(ORDO NEWS) — At the end of 2021, operators of the European Space Agency‘s (ESA) satellite constellation Swarm, which has been observing the geomagnetic field since 2013, noticed a disturbing trend: the devices began to plunge into the earth’s atmosphere at an unusually high speed – an order of magnitude faster than before.
These changes coincided with the beginning of a new solar cycle, and experts believe that this could be the beginning of difficult years for spacecraft orbiting the planet, writes Space.com.
“In the past five to six years, satellites have been submerging about 2.5 km per year into the atmosphere,” said Anja Stromme, ESA Swarm mission leader.
“However, since December of last year, they have been practically diving into it. The rate of sinking from December to April is 20 km per year.

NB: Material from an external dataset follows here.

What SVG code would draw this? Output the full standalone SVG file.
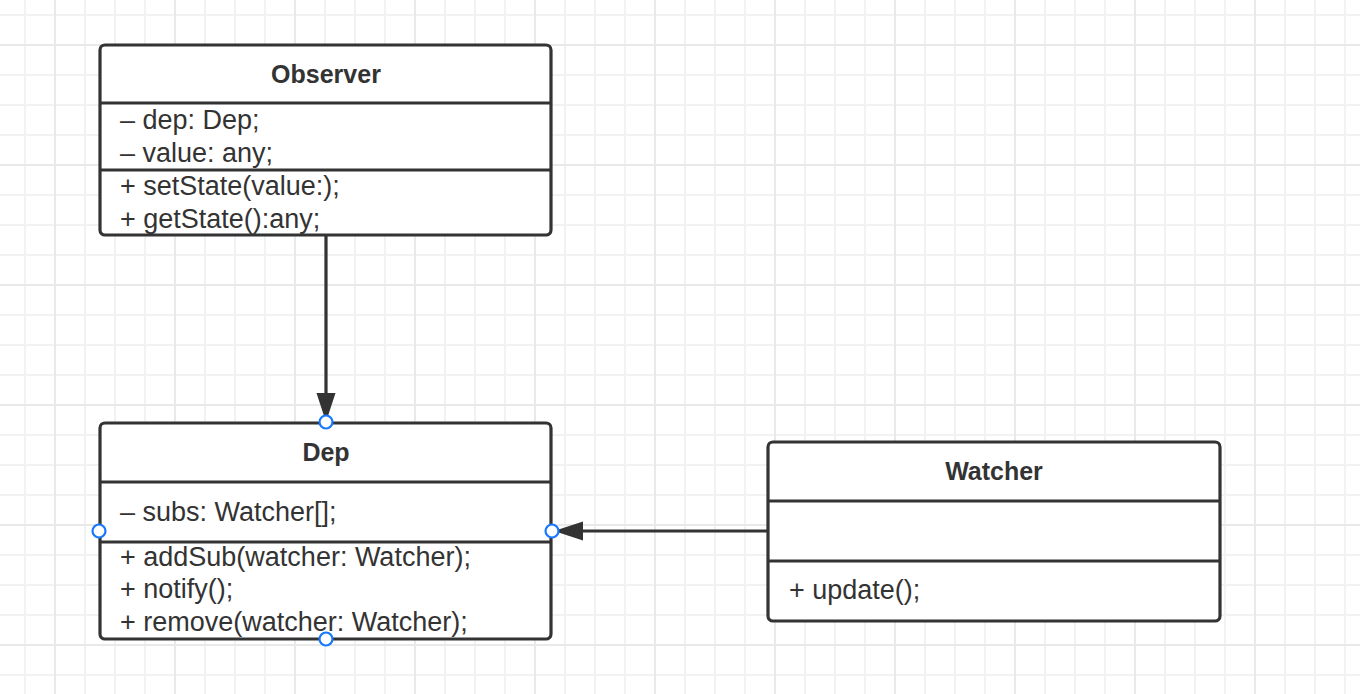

Satellites orbiting close to Earth always encounter increased drag from the rarefied atmosphere, which gradually slows the spacecraft down and eventually causes it to fall back to the planet usually burning up in the atmosphere in the process.
This phenomenon forces, in particular, the International Space Station controllers to perform regular “orbit boost” maneuvers, burning fuel, in order to maintain the station’s orbit at a level of 400 km above the Earth.
A similar phenomenon also helps to clean the near-Earth environment from space debris. Scientists know that the intensity of atmospheric drag depends on solar activity – the intensity of the solar wind emanating from the Sun – which varies with the 11-year solar cycle.
The latest cycle, which formally ended in December 2019, has been fairly benign, with below-average sunspot numbers and an extended low of any activity.
But since last fall, our star has been slowly waking up, sending out more and more solar wind and generating sunspots, solar flares and coronal mass ejections with increasing intensity. And the upper layers of the Earth’s atmosphere have already felt the consequences of all this.